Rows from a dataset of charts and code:
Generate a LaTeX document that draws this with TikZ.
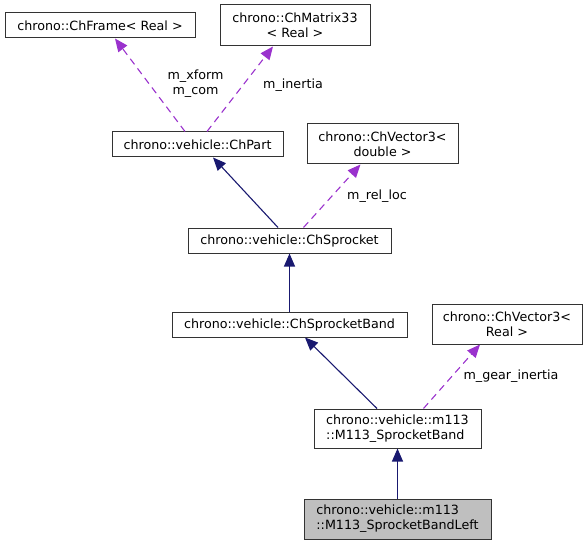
\documentclass[tikz,border=0pt]{standalone}
\usepackage{fontspec}
\setmainfont{DejaVu Sans}
\usetikzlibrary{arrows.meta}
\definecolor{navyedge}{HTML}{191970}
\definecolor{purpleedge}{HTML}{9A32CD}
\definecolor{boxgray}{HTML}{BFBFBF}
\begin{document}
\begin{tikzpicture}[x=1pt,y=-1pt,
  cls/.style={draw=black!80, line width=1pt, inner sep=0pt, rectangle,
    font=\fontsize{12.7}{15}\selectfont, align=center},
  lbl/.style={inner sep=0pt, font=\fontsize{12.7}{15}\selectfont, align=center},
  inherit/.style={draw=navyedge, line width=1.1pt, -{Triangle[length=13pt,width=11pt]}},
  usage/.style={draw=purpleedge, line width=1.1pt, dash pattern=on 7pt off 5pt,
    -{Triangle[length=13pt,width=11pt,fill=purpleedge]}},
]
\useasboundingbox (0,0) rectangle (588,545);

\node[cls, minimum width=190pt, minimum height=25pt] (frame) at (100,25.5) {chrono::ChFrame< Real >};
\node[cls, minimum width=150pt, minimum height=41pt] (mat) at (295,25.5) {chrono::ChMatrix33\\< Real >};
\node[cls, minimum width=171pt, minimum height=25pt] (part) at (197.5,144.5) {chrono::vehicle::ChPart};
\node[cls, minimum width=151pt, minimum height=40pt] (vecd) at (382.5,144) {chrono::ChVector3<\\double >};
\node[cls, minimum width=203pt, minimum height=25pt] (spr) at (289.5,240.5) {chrono::vehicle::ChSprocket};
\node[cls, minimum width=235pt, minimum height=25pt] (band) at (289.5,324.5) {chrono::vehicle::ChSprocketBand};
\node[cls, minimum width=150pt, minimum height=40pt] (vecr) at (507,324) {chrono::ChVector3<\\Real >};
\node[cls, minimum width=167pt, minimum height=39pt, align=left] (m113) at (397.5,428.5) {chrono::vehicle::m113\\::M113\_SprocketBand};
\node[cls, minimum width=187pt, minimum height=40pt, align=left, fill=boxgray] (left) at (397.5,519) {chrono::vehicle::m113\\::M113\_SprocketBandLeft};

\draw[usage] ([xshift=-12.5pt]part.north) -- ([xshift=15pt]frame.south);
\draw[usage] ([xshift=9.5pt]part.north) -- ([xshift=-22pt]mat.south);
\draw[inherit] ([xshift=-11.5pt]spr.north) -- ([xshift=15.5pt]part.south);
\draw[usage] ([xshift=14pt]spr.north) -- ([xshift=-22pt]vecd.south);
\draw[inherit] (band.north) -- (spr.south);
\draw[inherit] ([xshift=-20.5pt]m113.north) -- ([xshift=15.5pt]band.south);
\draw[usage] ([xshift=26pt]m113.north) -- ([xshift=-27pt]vecr.south);
\draw[inherit] (left.north) -- (m113.south);

\node[lbl] (lxform) at (195.5,84) {m\_xform\\m\_com};
\node[lbl] (linertia) at (293,85) {m\_inertia};
\node[lbl] (lrel) at (377,196) {m\_rel\_loc};
\node[lbl] (lgear) at (511,376) {m\_gear\_inertia};
\end{tikzpicture}
\end{document}
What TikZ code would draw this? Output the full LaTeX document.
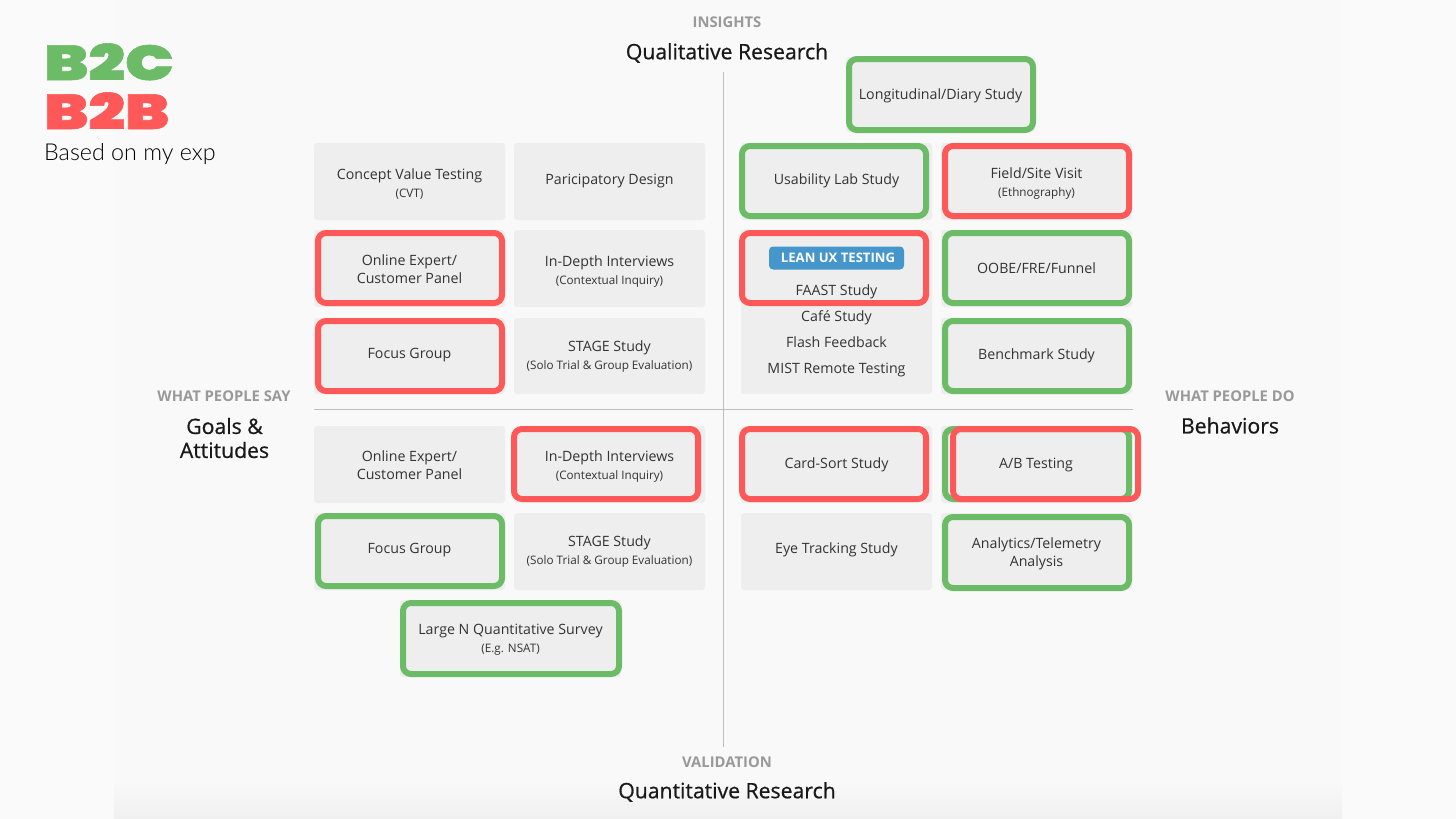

- Set exercise
How many lines in these records hold the string "LaTeX"? Reply with the number alone.

- Output for this task
2